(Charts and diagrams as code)

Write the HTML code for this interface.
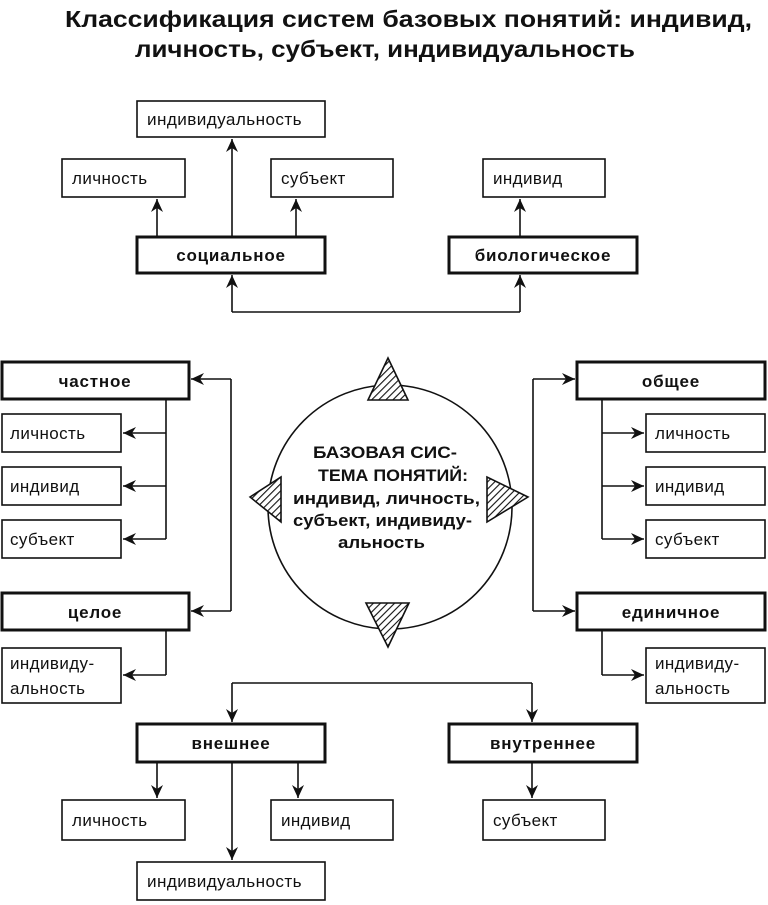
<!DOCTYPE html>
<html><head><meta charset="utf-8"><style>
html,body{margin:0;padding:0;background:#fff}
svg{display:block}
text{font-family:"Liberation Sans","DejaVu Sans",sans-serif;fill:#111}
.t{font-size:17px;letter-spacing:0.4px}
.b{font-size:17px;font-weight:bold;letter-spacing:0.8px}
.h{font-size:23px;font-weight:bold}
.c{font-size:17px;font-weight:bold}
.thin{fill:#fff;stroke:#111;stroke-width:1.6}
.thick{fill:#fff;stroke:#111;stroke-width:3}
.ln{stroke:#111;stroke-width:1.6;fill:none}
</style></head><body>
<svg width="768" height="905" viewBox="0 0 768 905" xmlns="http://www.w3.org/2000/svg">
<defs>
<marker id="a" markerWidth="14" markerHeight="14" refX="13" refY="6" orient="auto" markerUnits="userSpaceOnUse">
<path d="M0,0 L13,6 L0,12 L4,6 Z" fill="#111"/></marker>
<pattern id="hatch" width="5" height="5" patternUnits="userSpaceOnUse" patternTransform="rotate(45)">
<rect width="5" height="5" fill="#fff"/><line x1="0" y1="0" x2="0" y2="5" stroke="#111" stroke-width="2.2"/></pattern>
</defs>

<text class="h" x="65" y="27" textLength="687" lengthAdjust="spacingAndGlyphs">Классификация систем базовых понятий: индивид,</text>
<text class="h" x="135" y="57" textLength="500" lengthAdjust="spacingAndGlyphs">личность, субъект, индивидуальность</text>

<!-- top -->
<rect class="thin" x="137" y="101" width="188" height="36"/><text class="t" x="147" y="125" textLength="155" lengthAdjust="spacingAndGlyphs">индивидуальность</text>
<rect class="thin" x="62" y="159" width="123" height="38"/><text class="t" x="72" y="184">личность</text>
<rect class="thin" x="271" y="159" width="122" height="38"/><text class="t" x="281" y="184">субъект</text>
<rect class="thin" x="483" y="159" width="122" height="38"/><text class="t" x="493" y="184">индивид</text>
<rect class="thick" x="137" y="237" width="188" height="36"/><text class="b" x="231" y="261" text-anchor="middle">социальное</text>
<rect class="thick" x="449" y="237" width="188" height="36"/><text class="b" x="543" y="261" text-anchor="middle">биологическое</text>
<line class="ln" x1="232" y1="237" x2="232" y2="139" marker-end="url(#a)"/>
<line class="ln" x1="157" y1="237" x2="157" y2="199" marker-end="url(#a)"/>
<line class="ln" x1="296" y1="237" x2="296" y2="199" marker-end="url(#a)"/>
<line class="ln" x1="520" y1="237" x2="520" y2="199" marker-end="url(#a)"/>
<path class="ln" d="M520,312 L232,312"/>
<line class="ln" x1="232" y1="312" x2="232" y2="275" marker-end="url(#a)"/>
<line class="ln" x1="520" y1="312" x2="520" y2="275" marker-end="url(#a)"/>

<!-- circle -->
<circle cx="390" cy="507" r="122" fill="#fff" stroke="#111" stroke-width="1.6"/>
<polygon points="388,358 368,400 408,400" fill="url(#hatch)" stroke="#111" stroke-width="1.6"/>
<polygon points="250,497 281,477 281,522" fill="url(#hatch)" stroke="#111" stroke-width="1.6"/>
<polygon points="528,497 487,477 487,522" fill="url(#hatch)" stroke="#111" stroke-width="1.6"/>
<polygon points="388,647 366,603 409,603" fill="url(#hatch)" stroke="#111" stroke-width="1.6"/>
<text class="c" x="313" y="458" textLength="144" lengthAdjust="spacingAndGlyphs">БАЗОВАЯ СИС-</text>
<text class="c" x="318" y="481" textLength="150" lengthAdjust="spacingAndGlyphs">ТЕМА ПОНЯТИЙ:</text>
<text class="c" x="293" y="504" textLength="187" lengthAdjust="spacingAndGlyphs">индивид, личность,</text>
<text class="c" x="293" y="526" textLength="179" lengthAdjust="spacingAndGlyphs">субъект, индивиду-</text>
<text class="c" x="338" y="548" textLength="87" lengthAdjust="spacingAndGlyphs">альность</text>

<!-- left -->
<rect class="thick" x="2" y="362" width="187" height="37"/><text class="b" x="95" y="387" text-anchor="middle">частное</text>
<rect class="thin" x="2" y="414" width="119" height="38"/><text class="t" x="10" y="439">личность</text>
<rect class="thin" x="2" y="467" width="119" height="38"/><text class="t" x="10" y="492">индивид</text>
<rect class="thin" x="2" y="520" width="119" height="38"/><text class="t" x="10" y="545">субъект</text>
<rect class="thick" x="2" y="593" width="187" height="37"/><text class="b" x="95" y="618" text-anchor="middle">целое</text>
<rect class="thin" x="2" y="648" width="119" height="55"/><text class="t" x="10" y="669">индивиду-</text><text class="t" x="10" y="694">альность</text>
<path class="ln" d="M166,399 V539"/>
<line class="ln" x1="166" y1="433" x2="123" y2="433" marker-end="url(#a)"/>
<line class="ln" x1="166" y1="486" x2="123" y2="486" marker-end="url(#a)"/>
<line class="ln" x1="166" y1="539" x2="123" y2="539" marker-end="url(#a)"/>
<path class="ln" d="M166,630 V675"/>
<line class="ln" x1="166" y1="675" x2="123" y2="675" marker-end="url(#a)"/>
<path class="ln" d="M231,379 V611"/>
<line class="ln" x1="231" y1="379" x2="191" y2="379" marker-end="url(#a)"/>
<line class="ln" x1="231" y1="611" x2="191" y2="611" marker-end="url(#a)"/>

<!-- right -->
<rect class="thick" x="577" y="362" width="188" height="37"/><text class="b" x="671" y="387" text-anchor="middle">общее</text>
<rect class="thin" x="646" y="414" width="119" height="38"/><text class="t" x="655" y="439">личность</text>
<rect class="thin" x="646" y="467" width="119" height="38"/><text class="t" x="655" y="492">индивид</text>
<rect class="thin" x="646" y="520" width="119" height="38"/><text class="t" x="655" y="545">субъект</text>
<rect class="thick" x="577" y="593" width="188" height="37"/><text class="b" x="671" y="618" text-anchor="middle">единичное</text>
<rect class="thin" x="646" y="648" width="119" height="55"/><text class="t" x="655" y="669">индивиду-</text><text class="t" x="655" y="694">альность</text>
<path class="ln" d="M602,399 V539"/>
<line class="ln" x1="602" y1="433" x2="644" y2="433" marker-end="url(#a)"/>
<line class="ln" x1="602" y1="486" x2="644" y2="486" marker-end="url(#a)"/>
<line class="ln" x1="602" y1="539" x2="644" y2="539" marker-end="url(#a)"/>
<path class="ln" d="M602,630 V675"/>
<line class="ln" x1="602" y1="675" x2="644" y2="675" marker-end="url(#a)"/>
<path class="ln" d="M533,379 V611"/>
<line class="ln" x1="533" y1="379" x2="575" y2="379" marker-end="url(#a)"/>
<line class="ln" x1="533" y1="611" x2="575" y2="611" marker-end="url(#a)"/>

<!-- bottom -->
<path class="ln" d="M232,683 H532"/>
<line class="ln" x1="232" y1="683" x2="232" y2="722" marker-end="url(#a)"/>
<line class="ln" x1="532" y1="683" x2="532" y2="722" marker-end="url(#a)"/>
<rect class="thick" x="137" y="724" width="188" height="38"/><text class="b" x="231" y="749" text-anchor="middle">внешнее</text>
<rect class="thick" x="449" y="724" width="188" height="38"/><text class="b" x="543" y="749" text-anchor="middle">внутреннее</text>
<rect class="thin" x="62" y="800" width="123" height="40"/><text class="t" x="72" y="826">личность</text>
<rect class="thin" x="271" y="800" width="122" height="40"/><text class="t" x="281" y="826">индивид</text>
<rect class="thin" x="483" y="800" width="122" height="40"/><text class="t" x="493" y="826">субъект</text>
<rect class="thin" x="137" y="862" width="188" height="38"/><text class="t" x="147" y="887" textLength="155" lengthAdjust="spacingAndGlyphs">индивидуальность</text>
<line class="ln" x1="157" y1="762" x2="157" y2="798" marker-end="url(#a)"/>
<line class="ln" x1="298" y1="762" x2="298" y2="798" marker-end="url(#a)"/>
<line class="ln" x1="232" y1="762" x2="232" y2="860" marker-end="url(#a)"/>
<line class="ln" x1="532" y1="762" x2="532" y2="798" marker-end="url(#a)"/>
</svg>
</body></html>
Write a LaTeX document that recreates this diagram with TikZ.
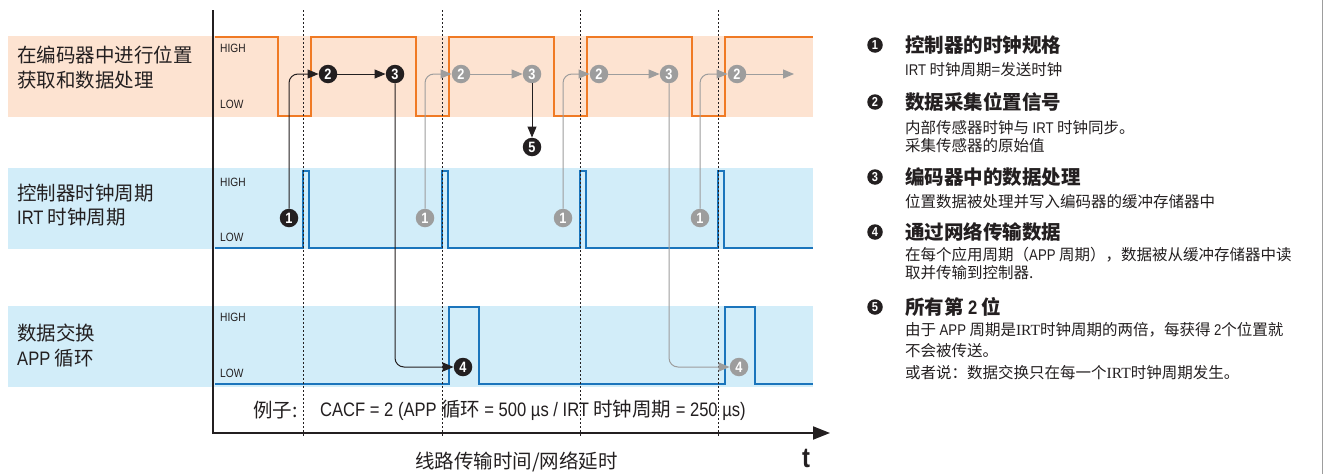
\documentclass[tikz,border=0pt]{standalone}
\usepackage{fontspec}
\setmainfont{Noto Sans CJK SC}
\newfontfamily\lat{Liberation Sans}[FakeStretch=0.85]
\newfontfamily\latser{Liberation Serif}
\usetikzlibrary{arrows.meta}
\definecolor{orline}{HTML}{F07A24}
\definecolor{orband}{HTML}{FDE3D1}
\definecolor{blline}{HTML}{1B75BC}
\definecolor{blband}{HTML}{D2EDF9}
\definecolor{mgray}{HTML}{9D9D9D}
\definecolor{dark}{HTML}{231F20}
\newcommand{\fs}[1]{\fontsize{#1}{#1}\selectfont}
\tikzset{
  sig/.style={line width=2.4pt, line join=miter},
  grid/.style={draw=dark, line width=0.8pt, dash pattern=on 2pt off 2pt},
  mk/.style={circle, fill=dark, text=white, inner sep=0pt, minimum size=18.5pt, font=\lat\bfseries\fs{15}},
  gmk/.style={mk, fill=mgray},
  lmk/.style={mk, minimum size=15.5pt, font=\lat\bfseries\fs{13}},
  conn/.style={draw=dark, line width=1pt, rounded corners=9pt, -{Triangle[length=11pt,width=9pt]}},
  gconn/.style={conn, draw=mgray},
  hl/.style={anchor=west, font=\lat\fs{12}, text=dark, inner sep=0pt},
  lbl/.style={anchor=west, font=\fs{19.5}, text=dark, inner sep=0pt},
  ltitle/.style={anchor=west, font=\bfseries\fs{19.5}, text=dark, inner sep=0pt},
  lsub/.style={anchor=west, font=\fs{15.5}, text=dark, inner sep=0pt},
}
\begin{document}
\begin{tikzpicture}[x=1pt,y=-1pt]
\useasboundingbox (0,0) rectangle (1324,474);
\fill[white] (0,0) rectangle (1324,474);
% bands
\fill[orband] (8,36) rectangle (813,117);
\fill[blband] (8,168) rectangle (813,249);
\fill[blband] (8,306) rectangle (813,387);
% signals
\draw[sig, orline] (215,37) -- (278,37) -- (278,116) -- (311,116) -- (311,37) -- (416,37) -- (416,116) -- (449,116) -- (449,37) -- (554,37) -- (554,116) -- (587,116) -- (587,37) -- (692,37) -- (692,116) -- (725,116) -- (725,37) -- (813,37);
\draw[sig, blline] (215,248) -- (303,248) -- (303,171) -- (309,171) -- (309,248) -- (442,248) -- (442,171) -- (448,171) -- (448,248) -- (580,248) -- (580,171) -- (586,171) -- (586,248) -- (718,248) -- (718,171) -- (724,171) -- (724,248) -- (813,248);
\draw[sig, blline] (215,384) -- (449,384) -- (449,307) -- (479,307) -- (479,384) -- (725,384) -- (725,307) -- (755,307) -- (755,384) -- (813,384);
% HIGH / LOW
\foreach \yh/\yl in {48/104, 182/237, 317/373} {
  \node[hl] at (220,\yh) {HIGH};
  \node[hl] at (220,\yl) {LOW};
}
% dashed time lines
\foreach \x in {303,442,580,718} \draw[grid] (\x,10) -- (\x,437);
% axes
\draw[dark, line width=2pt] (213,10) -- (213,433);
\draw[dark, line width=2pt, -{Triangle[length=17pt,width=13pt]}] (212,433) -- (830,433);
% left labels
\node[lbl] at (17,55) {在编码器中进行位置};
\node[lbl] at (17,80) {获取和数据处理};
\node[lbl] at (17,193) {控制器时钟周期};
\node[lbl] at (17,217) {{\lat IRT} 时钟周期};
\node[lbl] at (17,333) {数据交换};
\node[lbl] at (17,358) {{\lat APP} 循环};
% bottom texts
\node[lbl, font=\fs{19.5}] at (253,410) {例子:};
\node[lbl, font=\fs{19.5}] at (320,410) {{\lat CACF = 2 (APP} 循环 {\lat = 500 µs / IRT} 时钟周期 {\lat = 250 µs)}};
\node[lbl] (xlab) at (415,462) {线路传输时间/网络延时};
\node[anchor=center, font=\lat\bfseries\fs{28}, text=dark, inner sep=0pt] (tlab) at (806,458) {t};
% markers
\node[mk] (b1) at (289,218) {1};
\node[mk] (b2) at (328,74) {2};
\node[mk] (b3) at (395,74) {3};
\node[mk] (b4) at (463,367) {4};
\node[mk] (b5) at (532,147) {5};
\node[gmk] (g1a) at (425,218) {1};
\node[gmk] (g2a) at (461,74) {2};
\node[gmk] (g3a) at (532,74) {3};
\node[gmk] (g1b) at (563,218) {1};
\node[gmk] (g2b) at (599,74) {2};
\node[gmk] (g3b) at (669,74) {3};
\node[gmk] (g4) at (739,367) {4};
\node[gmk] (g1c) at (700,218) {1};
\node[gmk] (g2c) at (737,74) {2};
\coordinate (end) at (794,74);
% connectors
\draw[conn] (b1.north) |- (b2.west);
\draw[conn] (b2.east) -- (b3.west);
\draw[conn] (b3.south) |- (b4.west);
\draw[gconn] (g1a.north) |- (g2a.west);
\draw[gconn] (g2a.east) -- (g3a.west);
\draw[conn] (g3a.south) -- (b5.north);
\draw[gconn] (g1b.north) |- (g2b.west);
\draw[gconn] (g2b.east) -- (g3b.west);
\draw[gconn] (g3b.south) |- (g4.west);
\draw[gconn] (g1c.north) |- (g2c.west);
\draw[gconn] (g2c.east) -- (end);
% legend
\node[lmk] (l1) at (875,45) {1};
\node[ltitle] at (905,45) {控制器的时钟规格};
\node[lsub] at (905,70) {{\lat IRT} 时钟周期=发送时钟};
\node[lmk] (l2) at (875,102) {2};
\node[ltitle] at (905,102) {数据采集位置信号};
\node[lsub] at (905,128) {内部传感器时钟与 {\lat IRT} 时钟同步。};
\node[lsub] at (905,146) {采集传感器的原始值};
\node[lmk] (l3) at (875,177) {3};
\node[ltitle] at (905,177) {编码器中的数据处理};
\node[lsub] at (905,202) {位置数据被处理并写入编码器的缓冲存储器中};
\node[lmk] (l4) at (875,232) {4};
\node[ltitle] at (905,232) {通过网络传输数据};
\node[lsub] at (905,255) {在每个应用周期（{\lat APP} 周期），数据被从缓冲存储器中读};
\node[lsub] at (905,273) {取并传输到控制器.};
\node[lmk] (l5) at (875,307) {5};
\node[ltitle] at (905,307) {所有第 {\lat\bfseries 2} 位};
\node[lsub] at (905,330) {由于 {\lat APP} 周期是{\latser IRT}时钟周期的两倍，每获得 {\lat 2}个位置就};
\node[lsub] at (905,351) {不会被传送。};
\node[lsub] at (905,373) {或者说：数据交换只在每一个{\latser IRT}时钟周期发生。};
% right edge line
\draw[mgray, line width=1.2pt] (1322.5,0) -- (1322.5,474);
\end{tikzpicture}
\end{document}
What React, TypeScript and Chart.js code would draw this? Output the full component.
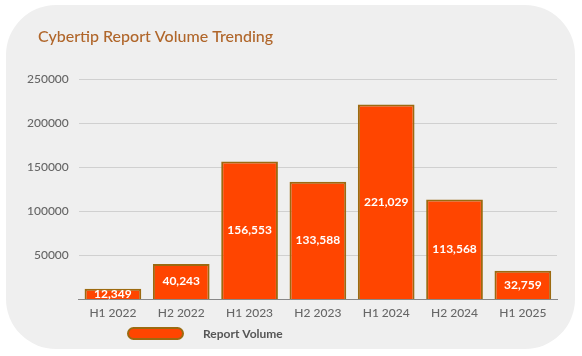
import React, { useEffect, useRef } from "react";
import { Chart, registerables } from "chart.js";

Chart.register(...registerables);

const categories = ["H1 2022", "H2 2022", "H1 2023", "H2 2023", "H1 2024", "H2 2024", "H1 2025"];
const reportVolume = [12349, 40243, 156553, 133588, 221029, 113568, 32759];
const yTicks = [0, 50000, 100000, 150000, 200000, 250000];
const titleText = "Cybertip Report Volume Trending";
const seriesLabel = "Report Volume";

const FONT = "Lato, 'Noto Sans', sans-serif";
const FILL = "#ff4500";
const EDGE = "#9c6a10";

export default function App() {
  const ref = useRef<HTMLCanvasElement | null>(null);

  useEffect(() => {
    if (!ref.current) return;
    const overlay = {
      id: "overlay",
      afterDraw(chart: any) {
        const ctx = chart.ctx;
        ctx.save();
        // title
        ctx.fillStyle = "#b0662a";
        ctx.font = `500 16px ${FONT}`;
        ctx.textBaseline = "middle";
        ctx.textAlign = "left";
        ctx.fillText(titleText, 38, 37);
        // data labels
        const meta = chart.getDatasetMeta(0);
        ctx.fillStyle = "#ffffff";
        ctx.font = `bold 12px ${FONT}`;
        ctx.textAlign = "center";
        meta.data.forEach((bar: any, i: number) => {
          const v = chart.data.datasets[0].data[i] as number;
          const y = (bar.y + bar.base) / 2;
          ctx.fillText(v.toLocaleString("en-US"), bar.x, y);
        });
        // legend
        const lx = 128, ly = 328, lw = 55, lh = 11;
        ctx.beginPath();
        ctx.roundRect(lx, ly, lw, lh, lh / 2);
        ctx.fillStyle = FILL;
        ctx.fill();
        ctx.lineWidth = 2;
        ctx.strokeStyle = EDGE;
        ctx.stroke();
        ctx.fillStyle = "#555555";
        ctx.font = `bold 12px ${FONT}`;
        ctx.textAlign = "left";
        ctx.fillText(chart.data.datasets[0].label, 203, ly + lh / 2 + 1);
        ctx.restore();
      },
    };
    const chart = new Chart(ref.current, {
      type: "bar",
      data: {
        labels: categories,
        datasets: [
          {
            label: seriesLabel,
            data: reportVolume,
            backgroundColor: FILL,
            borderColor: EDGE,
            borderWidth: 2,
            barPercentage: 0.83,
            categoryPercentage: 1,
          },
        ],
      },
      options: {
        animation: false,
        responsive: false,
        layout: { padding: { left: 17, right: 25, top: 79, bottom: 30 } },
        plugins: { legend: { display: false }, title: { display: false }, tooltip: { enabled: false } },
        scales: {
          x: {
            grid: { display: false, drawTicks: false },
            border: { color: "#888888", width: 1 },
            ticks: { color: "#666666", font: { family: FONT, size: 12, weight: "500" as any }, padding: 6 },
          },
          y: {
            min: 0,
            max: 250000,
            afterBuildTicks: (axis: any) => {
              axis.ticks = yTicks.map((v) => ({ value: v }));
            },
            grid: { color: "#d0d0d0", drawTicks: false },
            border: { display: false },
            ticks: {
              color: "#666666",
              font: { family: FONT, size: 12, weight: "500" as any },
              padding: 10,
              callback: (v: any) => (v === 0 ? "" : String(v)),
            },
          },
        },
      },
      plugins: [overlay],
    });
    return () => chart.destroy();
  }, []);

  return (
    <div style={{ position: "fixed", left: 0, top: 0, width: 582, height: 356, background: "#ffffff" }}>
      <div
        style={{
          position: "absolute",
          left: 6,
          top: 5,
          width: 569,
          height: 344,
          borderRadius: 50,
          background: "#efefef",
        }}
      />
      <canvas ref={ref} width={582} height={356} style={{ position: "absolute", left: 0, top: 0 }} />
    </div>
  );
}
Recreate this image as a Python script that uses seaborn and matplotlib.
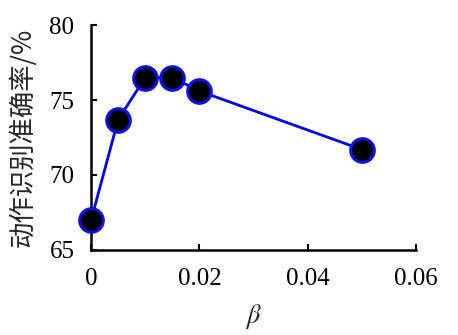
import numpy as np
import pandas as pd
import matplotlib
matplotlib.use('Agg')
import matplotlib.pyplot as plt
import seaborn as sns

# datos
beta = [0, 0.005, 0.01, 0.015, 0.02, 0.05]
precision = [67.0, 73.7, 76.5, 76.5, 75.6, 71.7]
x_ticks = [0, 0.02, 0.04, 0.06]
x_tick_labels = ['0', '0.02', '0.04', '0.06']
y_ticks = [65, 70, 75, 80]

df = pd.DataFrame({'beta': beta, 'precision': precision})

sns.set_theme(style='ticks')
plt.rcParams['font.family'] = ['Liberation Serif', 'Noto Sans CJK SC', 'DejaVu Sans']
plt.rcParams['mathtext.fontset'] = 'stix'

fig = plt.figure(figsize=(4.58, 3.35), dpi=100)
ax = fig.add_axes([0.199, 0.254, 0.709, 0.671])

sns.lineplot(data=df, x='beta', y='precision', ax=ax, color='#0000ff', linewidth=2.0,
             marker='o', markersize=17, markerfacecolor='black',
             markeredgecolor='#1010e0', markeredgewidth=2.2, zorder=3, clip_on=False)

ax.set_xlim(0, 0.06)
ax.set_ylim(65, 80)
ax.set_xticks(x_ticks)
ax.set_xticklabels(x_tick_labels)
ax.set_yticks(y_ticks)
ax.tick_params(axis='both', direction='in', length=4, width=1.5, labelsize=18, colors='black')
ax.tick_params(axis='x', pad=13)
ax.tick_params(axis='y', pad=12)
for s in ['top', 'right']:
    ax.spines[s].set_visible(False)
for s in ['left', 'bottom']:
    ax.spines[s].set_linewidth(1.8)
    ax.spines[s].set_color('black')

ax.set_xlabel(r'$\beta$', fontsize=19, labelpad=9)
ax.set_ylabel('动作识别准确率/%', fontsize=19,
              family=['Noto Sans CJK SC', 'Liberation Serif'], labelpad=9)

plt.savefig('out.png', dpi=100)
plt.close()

▸ Aim of the exercise:
Do not copy any pictures. Retype exactly the stretch from the line with "Recreate this image" through the line with "markeredgewidth=2.2, zorder=3, clip_on=False)".

▸ Correct output:
Recreate this image as a Python script that uses seaborn and matplotlib.
import numpy as np
import pandas as pd
import matplotlib
matplotlib.use('Agg')
import matplotlib.pyplot as plt
import seaborn as sns

# datos
beta = [0, 0.005, 0.01, 0.015, 0.02, 0.05]
precision = [67.0, 73.7, 76.5, 76.5, 75.6, 71.7]
x_ticks = [0, 0.02, 0.04, 0.06]
x_tick_labels = ['0', '0.02', '0.04', '0.06']
y_ticks = [65, 70, 75, 80]

df = pd.DataFrame({'beta': beta, 'precision': precision})

sns.set_theme(style='ticks')
plt.rcParams['font.family'] = ['Liberation Serif', 'Noto Sans CJK SC', 'DejaVu Sans']
plt.rcParams['mathtext.fontset'] = 'stix'

fig = plt.figure(figsize=(4.58, 3.35), dpi=100)
ax = fig.add_axes([0.199, 0.254, 0.709, 0.671])

sns.lineplot(data=df, x='beta', y='precision', ax=ax, color='#0000ff', linewidth=2.0,
             marker='o', markersize=17, markerfacecolor='black',
             markeredgecolor='#1010e0', markeredgewidth=2.2, zorder=3, clip_on=False)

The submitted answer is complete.